We have our Hermia! Our Lysander and Demetrius! Our Puck, and our Bottom! And, the rest of the characters in A Midsummer Night’s Dream.
After hearing everyone read for different characters during our previous sessions, I was confident that each senior had a role they could own. The cast is comprised of the seniors from the Abington Memory Fitness Center and fellow students from my Shakespeare with Seniors class. Our first two rehearsals with the seniors started with small-group work. One senior and a handful of Arcadia students ran lines together, with the students coaching the seniors on their roles. My group worked with Lionel, who plays Lysander. As I’ve mentioned before, Lionel is a fun fellow. He doesn’t hold back and can usually be found complaining about the temperature of the room being too hot or too cold before we leave. He also is a jokester, telling us how his wife will react when she finds out he’s marrying Hermia and making snarky conversation with the students around him.
Up until this point, I hadn’t interacted with Lionel closely and during the small-group work, he was hard on himself. When he had a frog in his throat, he apologized repeatedly, insisting that he would not be a raspy-voiced Lysander on the day of the performance. Whenever he struggled to pronounce a word, he would throw his head back and curse at himself. He was taking the work seriously, but after those moments passed, he was back to his playful self.
After running lines for a while, my group joined the students working with Grace, who plays Hermia. Lysander and Hermia are young, true lovers in MSND and share key scenes. Lionel assumes his role in jest, making Grace (and the rest of us) laugh along the way. When his character was in love with Hermia, he reached for Grace’s hand and wore a dopey expression on his face. Grace told us that she wasn’t going to speak to him at all after rehearsal, teasing him for his actions. When Lysander was in love with Helena instead, after Puck mistakenly enchanted his eyes with a love herb, Lionel growled (yes, like a dog) at Grace and promised to defend poor Helena.

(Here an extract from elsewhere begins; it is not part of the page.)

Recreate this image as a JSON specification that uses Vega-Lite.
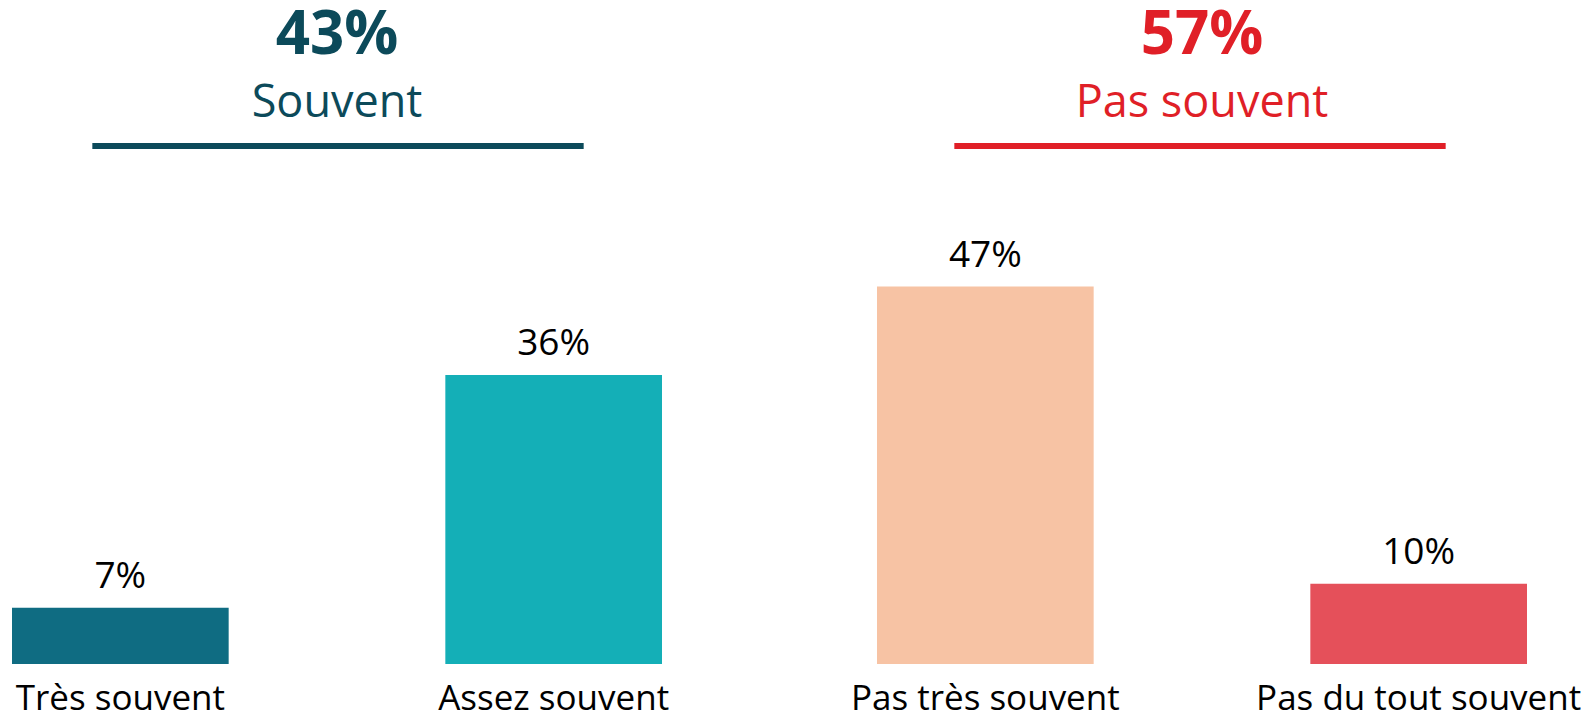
{
  "$schema": "https://vega.github.io/schema/vega-lite/v6.json",
  "background": "white",
  "padding": {"top": 6, "left": 0, "right": 0, "bottom": 0},
  "bounds": "flush",
  "spacing": 191,
  "config": {"view": {"stroke": null}, "font": "Open Sans"},
  "datasets": {
    "bars": [
      {"group": "Souvent", "category": "Très souvent", "value": 0.07},
      {"group": "Souvent", "category": "Assez souvent", "value": 0.36},
      {"group": "Pas souvent", "category": "Pas très souvent", "value": 0.47},
      {"group": "Pas souvent", "category": "Pas du tout souvent", "value": 0.10}
    ],
    "groups": [
      {"group": "Souvent", "from": "Très souvent", "to": "Assez souvent"},
      {"group": "Pas souvent", "from": "Pas très souvent", "to": "Pas du tout souvent"}
    ]
  },
  "hconcat": [
    {
      "width": 674,
      "height": 518,
      "title": {"text": "43%", "subtitle": "Souvent", "anchor": "middle", "frame": "group", "font": "Open Sans", "fontSize": 60, "fontWeight": "bold", "color": "#0C4A5A", "subtitleFont": "Open Sans", "subtitleFontSize": 45, "subtitleFontWeight": "normal", "subtitleColor": "#0C4A5A", "subtitlePadding": 14, "offset": 16},
      "layer": [
        {
          "data": {"name": "bars"},
          "transform": [{"filter": "datum.group === 'Souvent'"}],
          "mark": {"type": "bar"},
          "encoding": {
            "x": {"field": "category", "type": "nominal", "scale": {"domain": ["Très souvent", "Assez souvent"], "paddingInner": 0.5, "paddingOuter": 0.0277}, "axis": {"title": null, "orient": "bottom", "domain": false, "ticks": false, "tickSize": 0, "labelFont": "Open Sans", "labelFontSize": 35, "labelColor": "#000000", "labelPadding": 17, "labelLimit": 0, "labelAngle": 0, "labelOverlap": false}},
            "y": {"field": "value", "type": "quantitative", "scale": {"domain": [0, 0.645], "nice": false, "zero": true}, "axis": null},
            "color": {"field": "category", "type": "nominal", "scale": {"domain": ["Très souvent", "Assez souvent", "Pas très souvent", "Pas du tout souvent"], "range": ["#0F6C82", "#14AFB7", "#F7C3A4", "#E5505A"]}, "legend": null}
          }
        },
        {
          "data": {"name": "bars"},
          "transform": [{"filter": "datum.group === 'Souvent'"}],
          "mark": {"type": "text", "baseline": "alphabetic", "dy": -20, "fontSize": 37, "font": "Open Sans", "color": "#000000"},
          "encoding": {
            "x": {"field": "category", "type": "nominal", "axis": {"title": null, "orient": "bottom", "domain": false, "ticks": false, "tickSize": 0, "labelFont": "Open Sans", "labelFontSize": 35, "labelColor": "#000000", "labelPadding": 17, "labelLimit": 0, "labelAngle": 0, "labelOverlap": false}},
            "y": {"field": "value", "type": "quantitative", "axis": null},
            "text": {"field": "value", "type": "quantitative", "format": ".0%"}
          }
        },
        {
          "data": {"name": "groups"},
          "transform": [{"filter": "datum.group === 'Souvent'"}],
          "mark": {"type": "rule", "strokeWidth": 6, "color": "#0C4A5A", "xOffset": -28, "x2Offset": 30},
          "encoding": {
            "x": {"field": "from", "type": "nominal", "axis": {"title": null, "orient": "bottom", "domain": false, "ticks": false, "tickSize": 0, "labelFont": "Open Sans", "labelFontSize": 35, "labelColor": "#000000", "labelPadding": 17, "labelLimit": 0, "labelAngle": 0, "labelOverlap": false}},
            "x2": {"field": "to"},
            "y": {"datum": 0.645, "type": "quantitative", "axis": null}
          }
        }
      ]
    },
    {
      "width": 674,
      "height": 518,
      "title": {"text": "57%", "subtitle": "Pas souvent", "anchor": "middle", "frame": "group", "font": "Open Sans", "fontSize": 60, "fontWeight": "bold", "color": "#E01F27", "subtitleFont": "Open Sans", "subtitleFontSize": 45, "subtitleFontWeight": "normal", "subtitleColor": "#E01F27", "subtitlePadding": 14, "offset": 16},
      "layer": [
        {
          "data": {"name": "bars"},
          "transform": [{"filter": "datum.group === 'Pas souvent'"}],
          "mark": {"type": "bar"},
          "encoding": {
            "x": {"field": "category", "type": "nominal", "scale": {"domain": ["Pas très souvent", "Pas du tout souvent"], "paddingInner": 0.5, "paddingOuter": 0.0277}, "axis": {"title": null, "orient": "bottom", "domain": false, "ticks": false, "tickSize": 0, "labelFont": "Open Sans", "labelFontSize": 35, "labelColor": "#000000", "labelPadding": 17, "labelLimit": 0, "labelAngle": 0, "labelOverlap": false}},
            "y": {"field": "value", "type": "quantitative", "scale": {"domain": [0, 0.645], "nice": false, "zero": true}, "axis": null},
            "color": {"field": "category", "type": "nominal", "scale": {"domain": ["Très souvent", "Assez souvent", "Pas très souvent", "Pas du tout souvent"], "range": ["#0F6C82", "#14AFB7", "#F7C3A4", "#E5505A"]}, "legend": null}
          }
        },
        {
          "data": {"name": "bars"},
          "transform": [{"filter": "datum.group === 'Pas souvent'"}],
          "mark": {"type": "text", "baseline": "alphabetic", "dy": -20, "fontSize": 37, "font": "Open Sans", "color": "#000000"},
          "encoding": {
            "x": {"field": "category", "type": "nominal", "axis": {"title": null, "orient": "bottom", "domain": false, "ticks": false, "tickSize": 0, "labelFont": "Open Sans", "labelFontSize": 35, "labelColor": "#000000", "labelPadding": 17, "labelLimit": 0, "labelAngle": 0, "labelOverlap": false}},
            "y": {"field": "value", "type": "quantitative", "axis": null},
            "text": {"field": "value", "type": "quantitative", "format": ".0%"}
          }
        },
        {
          "data": {"name": "groups"},
          "transform": [{"filter": "datum.group === 'Pas souvent'"}],
          "mark": {"type": "rule", "strokeWidth": 6, "color": "#E01F27", "xOffset": -31, "x2Offset": 27},
          "encoding": {
            "x": {"field": "from", "type": "nominal", "axis": {"title": null, "orient": "bottom", "domain": false, "ticks": false, "tickSize": 0, "labelFont": "Open Sans", "labelFontSize": 35, "labelColor": "#000000", "labelPadding": 17, "labelLimit": 0, "labelAngle": 0, "labelOverlap": false}},
            "x2": {"field": "to"},
            "y": {"datum": 0.645, "type": "quantitative", "axis": null}
          }
        }
      ]
    }
  ]
}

Putting the goofiness aside, the seniors obviously want a great performance—it shows in their work. While discussing the progress we’ve made, my fellow students were aware of the significance of it. Damien Figueras ’16, a theater major, was surprised by how quickly the seniors engaged with the material. Sarah Kwiecien ’14, who has studied and loved Shakespeare, thought that the rhyming in MSND might have helped establish a flow when reading the lines. If you’ve ever had to read Shakespeare aloud, you know how easy it is to trip over the words and fall into a messy delivery. The seniors individually have their own strengths and weaknesses, but no challenge has gone unmet. Todd struggled with the material due to vision issues and a decline in his reading ability. But, to calm his nerves, we gave him the role of Snout and had a student read his lines to him bit by bit. Before our first rehearsal began, though, Todd hid his face in his script. When he revealed his face again, he chuckled and said he couldn’t handle it. The point isn’t to be a great actor, though; it is to participate. And, he does that eagerly.
The seniors have held their own, never feeling defeated by the Shakespearean language. Even Clint, who has only been with us for one session, is amazing to watch. His booming voice fits his broad shoulders and military haircut. He has taken the role of Quince, presenting the character as a commanding director of the play, Thisbe and Pyramus. We also expect a sixth senior cast member to join us for rehearsals. As for my part in the performance, I’ll introduce the play to the audience as one of a few students who will explain scenes that aren’t being performed. I’ll also be one of several students who blows a kazoo and runs around the stage with a sword in our last scene. It’s going to be thoroughly entertaining! And fun, because how often do I use a kazoo? (Never. I never use a kazoo.)